_Stated task_
The listing below holds a line with "Write the matplotlib code for this chart." and a later line with "import numpy as np". Write out those two lines and every line between them, exactly, and nothing else.

_Data lines_
···

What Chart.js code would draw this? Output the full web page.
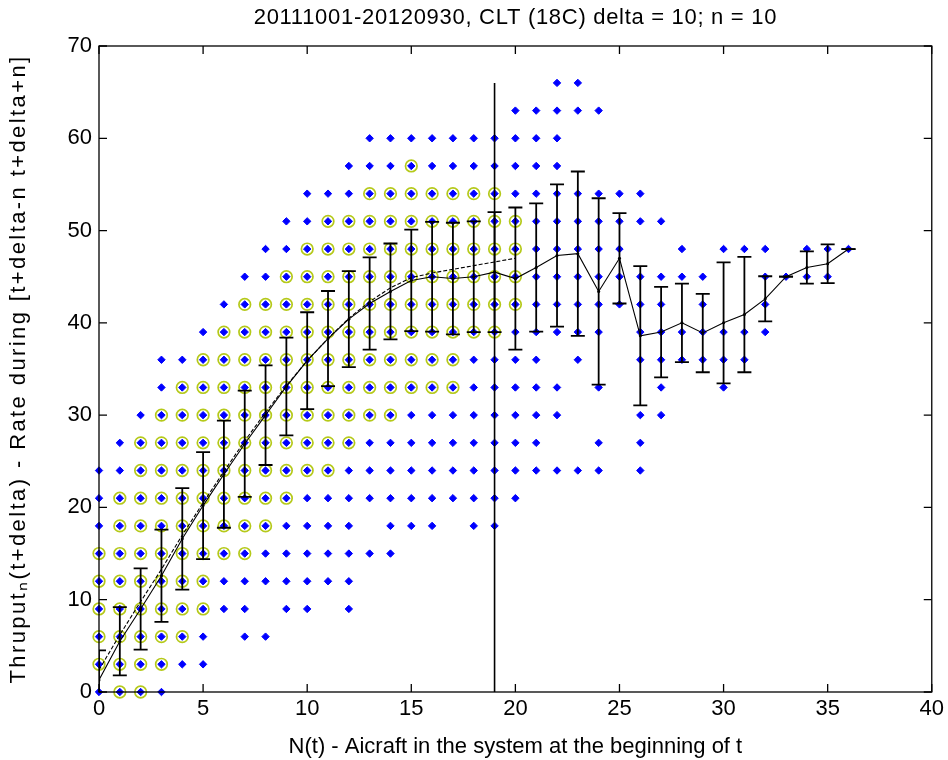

···

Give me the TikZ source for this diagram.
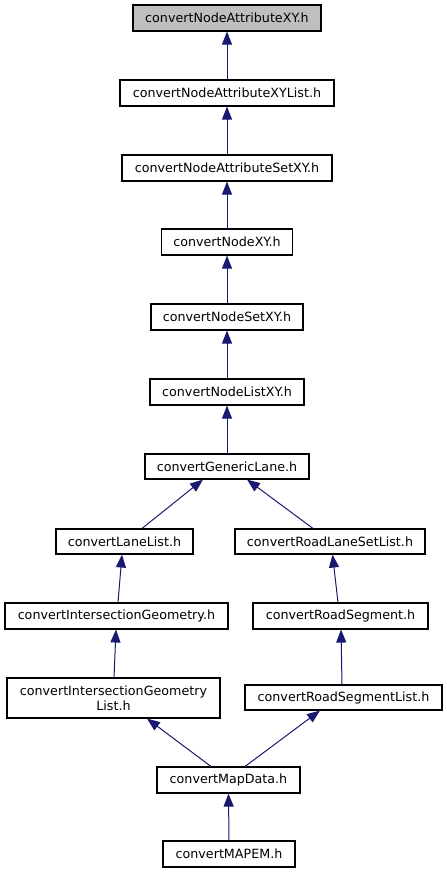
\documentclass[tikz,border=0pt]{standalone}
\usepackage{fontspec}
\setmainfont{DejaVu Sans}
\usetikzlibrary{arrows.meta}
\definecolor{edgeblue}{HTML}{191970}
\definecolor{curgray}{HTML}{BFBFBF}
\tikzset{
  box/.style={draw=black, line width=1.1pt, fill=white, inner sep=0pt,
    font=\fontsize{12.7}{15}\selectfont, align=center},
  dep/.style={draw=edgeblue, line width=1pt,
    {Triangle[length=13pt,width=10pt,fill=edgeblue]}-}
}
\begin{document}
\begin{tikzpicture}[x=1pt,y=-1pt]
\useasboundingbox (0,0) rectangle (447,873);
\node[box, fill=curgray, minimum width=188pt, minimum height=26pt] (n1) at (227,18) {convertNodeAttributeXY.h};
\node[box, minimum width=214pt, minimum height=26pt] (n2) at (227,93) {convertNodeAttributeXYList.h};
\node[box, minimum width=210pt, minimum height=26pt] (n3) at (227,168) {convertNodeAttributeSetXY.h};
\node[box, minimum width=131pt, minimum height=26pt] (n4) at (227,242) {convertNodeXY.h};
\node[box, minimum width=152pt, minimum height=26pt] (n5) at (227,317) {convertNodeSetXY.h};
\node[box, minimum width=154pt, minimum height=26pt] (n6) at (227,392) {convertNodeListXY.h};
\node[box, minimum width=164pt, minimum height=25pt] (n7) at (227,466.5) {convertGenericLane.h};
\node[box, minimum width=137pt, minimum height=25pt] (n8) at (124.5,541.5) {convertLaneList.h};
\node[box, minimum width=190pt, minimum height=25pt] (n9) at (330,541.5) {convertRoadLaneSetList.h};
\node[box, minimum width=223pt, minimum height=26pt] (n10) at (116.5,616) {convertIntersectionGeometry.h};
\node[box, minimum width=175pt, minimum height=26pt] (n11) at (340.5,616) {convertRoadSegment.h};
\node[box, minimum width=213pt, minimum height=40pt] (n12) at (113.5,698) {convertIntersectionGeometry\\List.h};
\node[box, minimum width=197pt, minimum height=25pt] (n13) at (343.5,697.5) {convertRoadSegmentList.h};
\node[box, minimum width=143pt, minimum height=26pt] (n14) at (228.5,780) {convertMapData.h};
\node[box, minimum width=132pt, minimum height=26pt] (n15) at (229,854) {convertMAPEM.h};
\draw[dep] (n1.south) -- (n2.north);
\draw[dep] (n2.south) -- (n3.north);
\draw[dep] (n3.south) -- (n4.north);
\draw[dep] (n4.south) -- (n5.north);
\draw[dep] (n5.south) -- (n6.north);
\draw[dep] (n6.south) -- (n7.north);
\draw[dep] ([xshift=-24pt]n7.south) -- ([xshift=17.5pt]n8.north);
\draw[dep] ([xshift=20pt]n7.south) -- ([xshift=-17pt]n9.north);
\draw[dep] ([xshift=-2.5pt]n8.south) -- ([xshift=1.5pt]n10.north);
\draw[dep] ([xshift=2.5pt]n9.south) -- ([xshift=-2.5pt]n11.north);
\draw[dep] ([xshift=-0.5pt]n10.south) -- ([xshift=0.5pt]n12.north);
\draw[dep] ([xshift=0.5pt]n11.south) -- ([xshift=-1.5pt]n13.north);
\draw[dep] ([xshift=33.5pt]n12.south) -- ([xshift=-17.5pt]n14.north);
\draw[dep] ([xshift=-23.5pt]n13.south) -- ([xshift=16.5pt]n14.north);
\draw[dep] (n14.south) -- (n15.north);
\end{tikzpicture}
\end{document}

···

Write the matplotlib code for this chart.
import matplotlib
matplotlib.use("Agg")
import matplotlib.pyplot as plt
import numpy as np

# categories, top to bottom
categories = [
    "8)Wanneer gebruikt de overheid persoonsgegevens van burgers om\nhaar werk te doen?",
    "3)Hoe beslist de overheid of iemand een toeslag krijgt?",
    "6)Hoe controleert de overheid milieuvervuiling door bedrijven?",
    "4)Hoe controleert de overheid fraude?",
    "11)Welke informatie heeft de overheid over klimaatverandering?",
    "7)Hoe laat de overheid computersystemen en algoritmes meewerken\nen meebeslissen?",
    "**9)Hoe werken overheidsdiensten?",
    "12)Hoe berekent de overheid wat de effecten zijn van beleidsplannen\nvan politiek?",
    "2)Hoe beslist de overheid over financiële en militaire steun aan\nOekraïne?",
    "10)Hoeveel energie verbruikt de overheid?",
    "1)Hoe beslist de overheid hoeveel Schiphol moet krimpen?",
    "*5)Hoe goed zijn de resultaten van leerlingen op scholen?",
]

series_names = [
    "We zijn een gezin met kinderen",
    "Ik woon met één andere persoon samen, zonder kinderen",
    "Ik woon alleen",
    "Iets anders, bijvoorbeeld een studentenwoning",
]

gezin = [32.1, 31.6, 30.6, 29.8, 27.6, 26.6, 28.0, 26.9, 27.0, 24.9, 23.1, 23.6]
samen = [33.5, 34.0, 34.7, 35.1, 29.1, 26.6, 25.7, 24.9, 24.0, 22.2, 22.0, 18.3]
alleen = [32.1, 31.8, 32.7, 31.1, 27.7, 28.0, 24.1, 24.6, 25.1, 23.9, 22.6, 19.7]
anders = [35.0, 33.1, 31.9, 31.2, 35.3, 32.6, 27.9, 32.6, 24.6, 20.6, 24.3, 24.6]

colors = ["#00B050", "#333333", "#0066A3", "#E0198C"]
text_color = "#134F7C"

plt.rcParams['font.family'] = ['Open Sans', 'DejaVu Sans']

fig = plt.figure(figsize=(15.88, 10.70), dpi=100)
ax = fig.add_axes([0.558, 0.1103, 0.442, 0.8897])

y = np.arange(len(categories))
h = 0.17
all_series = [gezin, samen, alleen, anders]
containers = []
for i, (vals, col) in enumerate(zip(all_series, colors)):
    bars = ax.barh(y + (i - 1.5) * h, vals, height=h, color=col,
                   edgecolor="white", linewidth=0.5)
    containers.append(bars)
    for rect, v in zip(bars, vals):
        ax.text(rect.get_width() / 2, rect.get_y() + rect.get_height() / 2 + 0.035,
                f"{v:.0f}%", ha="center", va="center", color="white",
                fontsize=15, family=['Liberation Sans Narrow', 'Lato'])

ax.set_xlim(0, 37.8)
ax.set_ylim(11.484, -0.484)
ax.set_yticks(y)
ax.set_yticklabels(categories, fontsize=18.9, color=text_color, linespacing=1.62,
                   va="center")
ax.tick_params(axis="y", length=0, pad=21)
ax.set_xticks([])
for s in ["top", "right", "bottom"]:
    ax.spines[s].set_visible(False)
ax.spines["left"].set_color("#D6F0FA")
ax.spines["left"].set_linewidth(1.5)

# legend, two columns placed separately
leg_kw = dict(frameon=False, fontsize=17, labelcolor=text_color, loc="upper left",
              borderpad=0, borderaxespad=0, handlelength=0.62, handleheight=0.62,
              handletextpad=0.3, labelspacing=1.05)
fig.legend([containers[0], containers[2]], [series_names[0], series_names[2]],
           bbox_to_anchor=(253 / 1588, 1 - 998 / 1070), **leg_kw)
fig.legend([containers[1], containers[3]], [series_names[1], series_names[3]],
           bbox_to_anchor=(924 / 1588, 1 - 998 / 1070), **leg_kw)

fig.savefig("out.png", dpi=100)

···

_Task result_
Write the matplotlib code for this chart.
import matplotlib
matplotlib.use("Agg")
import matplotlib.pyplot as plt
import numpy as np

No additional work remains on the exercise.